My relationship with Florida has evolved much like a good marriage. It began courting me when I was younger, using my grandparents as bait. I would fly from Washington DC to St. Petersburg by myself when I was about 8. The lovely stewardesses (that’s what they were called back then) would take good care of me and I always walked off the plane with a set of wings.
The temperature during the summer wasn’t much different from home, but there were palm trees and giant birds and beaches within walking distance. And water underneath me to rock me to sleep.
My grandparents lived on a boat. A 40 foot wooden sail boat called The Black Swan. It was awesome and not at all weird to me. I had sailed nearly the entire length of Florida with them, to deliver the boat from Annapolis to Miami, where they stayed for just a short time. They would eventually move to St. Petersburg where they would stay.
Living on the boat suited me. I would shower in a community bathroom at the entrance to the pier. Like everyone else. I would fall asleep and wake up to the sound of the sail’s ropes clanging against the hollow masts. I ate my cereal on the Princess Deck behind the shiny wooden helm. I leapt from dock to boat like a heron and adjusted from sea legs to land legs as if there was no difference.
About 10 years later after my grandfather passed away, my grandmother, unable to keep up with the maintenance of a wooden boat, rented a house on the canal. In winters I would visit. February, when there was less than 10 hours of daylight, most of which I spent inside and office building, and the temperature dipped to “you’ll die out there” lows, I would escape to the warmth of the peninsula. Sunning myself with a paperback on a creaky lawn chair in the middle of the backyard covered with pebbles instead of grass. It was probably only 70 degrees, but to me it was heaven.
Not far from my grandmother were her brothers. My great uncles were spread within a 30 mile radius or so from my great-grandparents house – their parents. They all lived on or near water. I had two great uncles who lived on lakes and canals with alligators, but we swam in them anyway.
Then my brother moved to Florida. Then my mother moved to Florida because healing from a divorce is just easier in paradise. Meanwhile I lived my life in Virginia, then North Carolina and finally Georgia.
I never intended to actually live here, but when circumstances created a shift for me I moved in with my mother for a month in beautiful Delray Beach. I did not know then, that it would be the beginning of my residency here.

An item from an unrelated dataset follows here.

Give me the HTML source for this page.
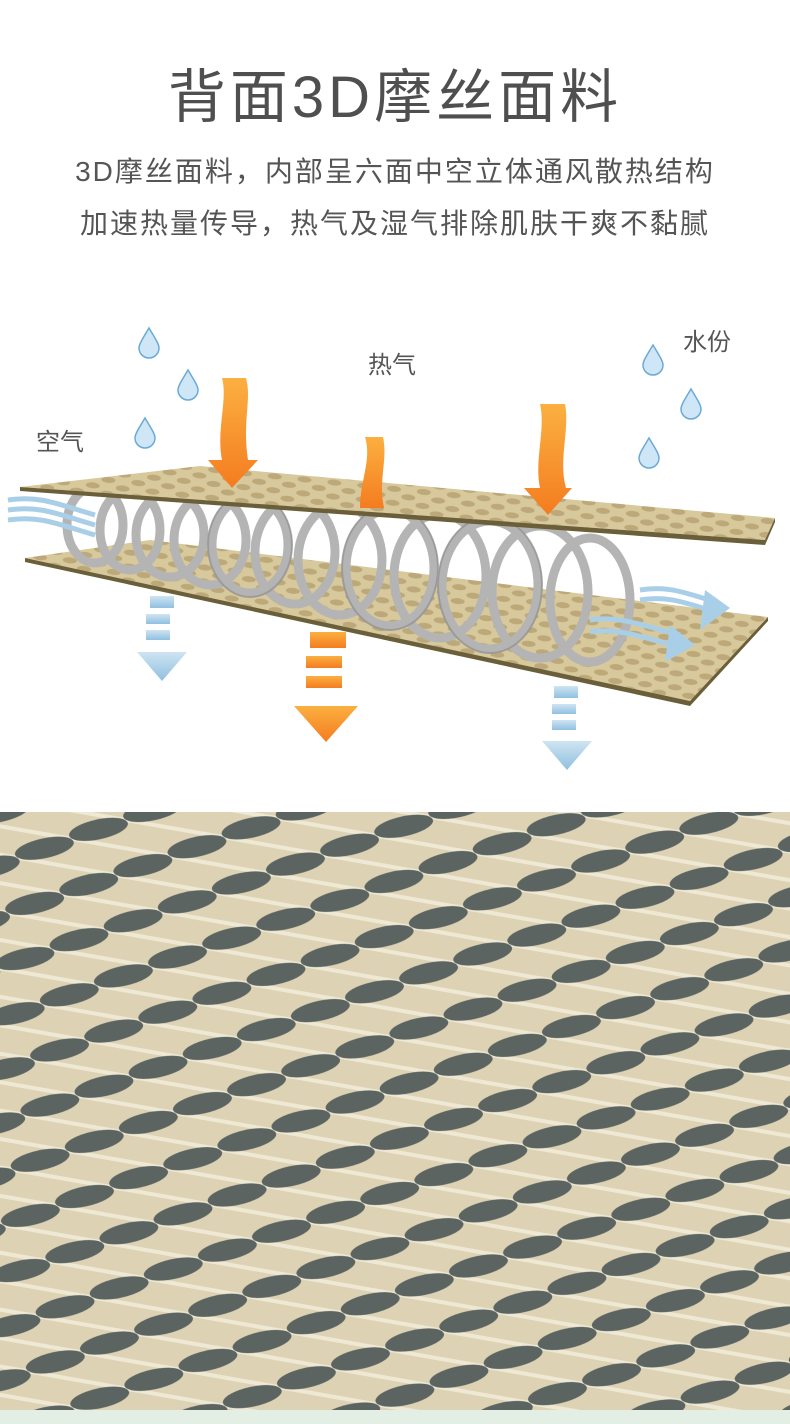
<!DOCTYPE html>
<html><head><meta charset="utf-8"><style>
body{margin:0;width:790px;height:1424px;background:#fff;overflow:hidden;font-family:"Liberation Sans","Noto Sans CJK SC",sans-serif;position:relative}
.t{position:absolute;left:0;width:790px;text-align:center;color:#555}
.lbl{position:absolute;font-size:24px;color:#555}
</style></head><body>
<div class="t" style="top:50px;font-size:58px;letter-spacing:4px;color:#4f4f4f">背面3D摩丝面料</div>
<div class="t" style="top:150px;font-size:28px;letter-spacing:2px">3D摩丝面料，内部呈六面中空立体通风散热结构</div>
<div class="t" style="top:202px;font-size:28px;letter-spacing:2px">加速热量传导，热气及湿气排除肌肤干爽不黏腻</div>
<div class="lbl" style="left:36px;top:422px">空气</div>
<div class="lbl" style="left:368px;top:345px">热气</div>
<div class="lbl" style="left:683px;top:322px">水份</div>
<svg width="790" height="800" style="position:absolute;left:0;top:0">
<defs>
<pattern id="hx" width="30" height="14" patternUnits="userSpaceOnUse" patternTransform="rotate(6)">
<rect width="30" height="14" fill="#d8c99c"/><ellipse cx="8" cy="4" rx="7" ry="3" fill="#bca878"/><ellipse cx="23" cy="11" rx="7" ry="3" fill="#bca878"/></pattern>
<linearGradient id="og" x1="0" y1="0" x2="0" y2="1"><stop offset="0" stop-color="#fbb040"/><stop offset="1" stop-color="#f47c20"/></linearGradient>
<linearGradient id="bg" x1="0" y1="0" x2="0" y2="1"><stop offset="0" stop-color="#cfe4f2"/><stop offset="1" stop-color="#8fc0e0"/></linearGradient>
<g id="drop"><path d="M0,-14 C6,-4 10,2 10,6 A10,10 0 0 1 -10,6 C-10,2 -6,-4 0,-14Z" fill="#cfe6f6" stroke="#6aaad6" stroke-width="1.5"/></g>
</defs>
<use href="#drop" x="149" y="342"/><use href="#drop" x="188" y="384"/><use href="#drop" x="145" y="432"/>
<use href="#drop" x="653" y="359"/><use href="#drop" x="691" y="403"/><use href="#drop" x="649" y="452"/>
<!-- bottom plate -->
<polygon points="25,558 150,540 768,617 690,701" fill="url(#hx)"/>
<polygon points="25,558 690,701 768,617 768,621 690,706 25,562" fill="#6b5f3a"/>
<!-- coils -->
<g fill="none" stroke="#b4b4b4" stroke-width="9">
<ellipse cx="95" cy="525" rx="28" ry="38"/><ellipse cx="130" cy="530" rx="30" ry="40"/><ellipse cx="170" cy="535" rx="34" ry="42"/><ellipse cx="210" cy="540" rx="36" ry="45"/>
<ellipse cx="250" cy="545" rx="38" ry="48"/><ellipse cx="295" cy="552" rx="40" ry="52"/><ellipse cx="340" cy="560" rx="42" ry="55"/>
<ellipse cx="390" cy="568" rx="44" ry="58"/><ellipse cx="440" cy="576" rx="46" ry="62"/><ellipse cx="490" cy="585" rx="48" ry="64"/>
<ellipse cx="540" cy="592" rx="48" ry="66"/><ellipse cx="590" cy="600" rx="40" ry="62"/>
</g>
<g fill="none" stroke="#8a8a8a" stroke-width="2" opacity=".6">
<ellipse cx="390" cy="568" rx="48" ry="62"/><ellipse cx="490" cy="585" rx="52" ry="68"/><ellipse cx="250" cy="545" rx="42" ry="52"/>
</g>
<!-- top plate -->
<polygon points="20,487 200,466 775,518 765,540" fill="url(#hx)"/>
<polygon points="20,487 765,540 775,518 775,522 765,545 20,491" fill="#6b5f3a"/>
<!-- wind lines -->
<g fill="none" stroke="#a9cfe8" stroke-width="5">
<path d="M8,500 C40,495 60,505 95,515"/><path d="M8,510 C40,505 60,515 95,525"/><path d="M8,520 C40,515 60,525 95,535"/>
<path d="M640,590 C670,585 690,595 710,600"/><path d="M640,600 C670,595 690,605 710,610"/>
<path d="M590,620 C620,615 650,628 680,635"/><path d="M590,632 C620,627 650,640 680,647"/>
</g>
<polygon points="705,590 730,608 700,630" fill="#a9cfe8"/><polygon points="670,625 695,645 665,662" fill="#a9cfe8"/>
<!-- orange arrows -->
<path d="M222,378 L246,378 C252,400 242,420 248,460 L258,460 L232,488 L208,460 L222,460 C216,430 228,400 222,378Z" fill="url(#og)"/>
<path d="M365,437 L383,437 C388,460 378,480 384,508 L360,508 C360,480 372,460 365,437Z" fill="url(#og)"/>
<path d="M540,404 L565,404 C570,430 558,460 566,488 L572,488 L548,515 L524,488 L540,488 C534,460 546,430 540,404Z" fill="url(#og)"/>
<g fill="url(#og)"><rect x="310" y="632" width="36" height="16"/><rect x="306" y="656" width="36" height="12"/><rect x="306" y="676" width="36" height="12"/>
<polygon points="294,706 358,706 326,742"/></g>
<!-- blue down arrows -->
<g fill="url(#bg)"><rect x="150" y="596" width="24" height="12"/><rect x="146" y="614" width="24" height="10"/><rect x="146" y="630" width="24" height="10"/>
<polygon points="137,652 187,652 162,681"/>
<rect x="554" y="686" width="24" height="12"/><rect x="552" y="704" width="24" height="10"/><rect x="552" y="720" width="24" height="10"/>
<polygon points="542,741 592,741 567,770"/></g>
</svg>
<svg width="790" height="612" style="position:absolute;left:0;top:812px">
<defs><pattern id="mesh" width="100" height="56" patternUnits="userSpaceOnUse" patternTransform="rotate(10)">
<rect width="100" height="56" fill="#ddd3b4"/>
<line x1="0" y1="14" x2="100" y2="14" stroke="#eee8d4" stroke-width="4"/>
<line x1="0" y1="42" x2="100" y2="42" stroke="#eee8d4" stroke-width="4"/>
<ellipse cx="0" cy="0" rx="30" ry="10" fill="#5b6461" transform="rotate(-22 0 0)"/>
<ellipse cx="100" cy="0" rx="30" ry="10" fill="#5b6461" transform="rotate(-22 100 0)"/>
<ellipse cx="0" cy="56" rx="30" ry="10" fill="#5b6461" transform="rotate(-22 0 56)"/>
<ellipse cx="100" cy="56" rx="30" ry="10" fill="#5b6461" transform="rotate(-22 100 56)"/>
<ellipse cx="50" cy="28" rx="30" ry="10" fill="#5b6461" transform="rotate(-22 50 28)"/>
</pattern></defs>
<rect width="790" height="598" fill="url(#mesh)"/>
<rect y="598" width="790" height="14" fill="#e3efe4"/>
</svg>
</body></html>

From there I made my way back to the west coast, crossed the state again all the way to Daytona Beach and like a pendulum coming to rest, settled in the Orlando area. I have always thought that if I could pick anywhere to live, it wouldn’t be here, but the truth is, I did choose to live here. And I have chosen to stay here for nearly 20 years.
I don’t know that I’ll stay here forever, I try not to predict the future or become overly consumed with what ifs and maybes, but we have settled into a companionable existence, this beautiful state and I.
I admire the tenacity of her landscape, the range of terrains and temperatures. I respect the heat generated by her close relationship to the sun and I am lifted by her breezes. I am left intoxicated by the power and strength of the hurricanes and her resilience in the face of them. I know of no other place where I could walk past an alligator, a cow, a palm tree, a pine tree and a few giant beautiful birds all within the span of a quarter-mile.
I do miss fireflies. I miss the long stretch of spring into summer. But I am content without the grayness of winter and the death of fall.
I thought I was meant more for the sophistication of New York City or the faux laid-back rarefied air of California, but it turns out I can have the best of all worlds, traveling to points north and west and even half way around the globe. It is here that I have chosen to return after those travels, closer to sea level, grounded in my chosen home.
For now this is my home and I explore it as if no one has come before me, marveling at the critters, the colorful bugs, the plethora of dragonflies and the ongoing dialogue between crickets and frogs. They have quite a lot to share. I look for beauty and I find it. Everywhere. There is no where that beauty is not.
Home is where you make it and for now, I have made mine in Florida.